Repeat verbatim only the lines from the opening of the material below through the one that contains "510) -- (7, 0);".
· · · ·
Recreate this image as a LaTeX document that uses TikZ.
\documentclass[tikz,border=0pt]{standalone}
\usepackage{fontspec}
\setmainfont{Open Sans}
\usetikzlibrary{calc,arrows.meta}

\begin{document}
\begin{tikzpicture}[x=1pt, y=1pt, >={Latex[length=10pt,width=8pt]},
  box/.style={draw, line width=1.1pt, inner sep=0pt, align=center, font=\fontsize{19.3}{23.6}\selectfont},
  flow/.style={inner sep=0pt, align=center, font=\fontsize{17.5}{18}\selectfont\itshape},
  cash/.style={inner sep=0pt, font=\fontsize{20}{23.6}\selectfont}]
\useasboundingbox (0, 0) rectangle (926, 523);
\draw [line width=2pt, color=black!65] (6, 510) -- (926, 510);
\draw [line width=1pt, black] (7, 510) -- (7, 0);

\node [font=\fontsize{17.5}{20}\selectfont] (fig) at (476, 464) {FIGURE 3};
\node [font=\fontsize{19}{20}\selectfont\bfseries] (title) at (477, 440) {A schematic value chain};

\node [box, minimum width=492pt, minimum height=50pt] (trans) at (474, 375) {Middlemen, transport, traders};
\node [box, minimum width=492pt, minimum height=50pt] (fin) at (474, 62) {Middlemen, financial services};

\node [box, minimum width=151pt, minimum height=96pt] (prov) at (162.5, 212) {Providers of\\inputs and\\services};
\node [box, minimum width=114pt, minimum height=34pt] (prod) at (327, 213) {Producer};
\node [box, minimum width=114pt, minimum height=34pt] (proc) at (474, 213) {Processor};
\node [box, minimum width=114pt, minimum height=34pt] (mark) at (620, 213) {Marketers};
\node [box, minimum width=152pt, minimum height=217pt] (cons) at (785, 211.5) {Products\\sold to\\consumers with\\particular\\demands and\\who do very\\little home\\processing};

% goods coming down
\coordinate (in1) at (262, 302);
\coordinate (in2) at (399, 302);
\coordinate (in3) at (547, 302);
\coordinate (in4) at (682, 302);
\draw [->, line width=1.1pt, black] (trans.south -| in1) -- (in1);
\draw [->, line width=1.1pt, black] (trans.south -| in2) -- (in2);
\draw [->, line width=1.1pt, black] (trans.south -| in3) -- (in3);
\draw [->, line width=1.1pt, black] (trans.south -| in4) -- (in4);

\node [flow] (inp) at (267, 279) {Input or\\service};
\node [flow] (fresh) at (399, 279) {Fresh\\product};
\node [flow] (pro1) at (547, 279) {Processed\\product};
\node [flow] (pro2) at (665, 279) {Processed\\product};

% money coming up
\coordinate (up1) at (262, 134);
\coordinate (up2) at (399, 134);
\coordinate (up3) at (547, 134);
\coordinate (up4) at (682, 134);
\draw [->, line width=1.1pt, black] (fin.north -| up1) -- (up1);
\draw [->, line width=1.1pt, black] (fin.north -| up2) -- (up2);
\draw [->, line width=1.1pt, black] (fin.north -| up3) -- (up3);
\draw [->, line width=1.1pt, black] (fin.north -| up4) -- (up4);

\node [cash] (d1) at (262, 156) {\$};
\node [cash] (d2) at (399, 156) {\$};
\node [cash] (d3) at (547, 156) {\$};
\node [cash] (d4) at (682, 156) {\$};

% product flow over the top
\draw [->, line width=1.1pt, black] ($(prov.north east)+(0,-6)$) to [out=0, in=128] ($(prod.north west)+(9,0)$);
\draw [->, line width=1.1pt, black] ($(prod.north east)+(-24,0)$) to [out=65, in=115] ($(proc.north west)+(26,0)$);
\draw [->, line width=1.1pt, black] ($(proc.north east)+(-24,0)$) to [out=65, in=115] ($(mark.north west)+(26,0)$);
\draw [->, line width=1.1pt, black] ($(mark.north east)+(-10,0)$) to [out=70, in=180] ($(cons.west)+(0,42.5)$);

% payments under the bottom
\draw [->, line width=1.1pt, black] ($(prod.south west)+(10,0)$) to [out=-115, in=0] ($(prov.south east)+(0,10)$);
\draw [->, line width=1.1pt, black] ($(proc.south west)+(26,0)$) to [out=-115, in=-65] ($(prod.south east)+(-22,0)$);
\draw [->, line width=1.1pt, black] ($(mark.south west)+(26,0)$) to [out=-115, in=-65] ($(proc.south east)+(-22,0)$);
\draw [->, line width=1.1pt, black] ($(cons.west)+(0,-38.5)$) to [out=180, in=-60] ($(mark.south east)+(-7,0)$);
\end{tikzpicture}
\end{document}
· · · ·
[Finished answer]
Recreate this image as a LaTeX document that uses TikZ.
\documentclass[tikz,border=0pt]{standalone}
\usepackage{fontspec}
\setmainfont{Open Sans}
\usetikzlibrary{calc,arrows.meta}

\begin{document}
\begin{tikzpicture}[x=1pt, y=1pt, >={Latex[length=10pt,width=8pt]},
  box/.style={draw, line width=1.1pt, inner sep=0pt, align=center, font=\fontsize{19.3}{23.6}\selectfont},
  flow/.style={inner sep=0pt, align=center, font=\fontsize{17.5}{18}\selectfont\itshape},
  cash/.style={inner sep=0pt, font=\fontsize{20}{23.6}\selectfont}]
\useasboundingbox (0, 0) rectangle (926, 523);
\draw [line width=2pt, color=black!65] (6, 510) -- (926, 510);
\draw [line width=1pt, black] (7, 510) -- (7, 0);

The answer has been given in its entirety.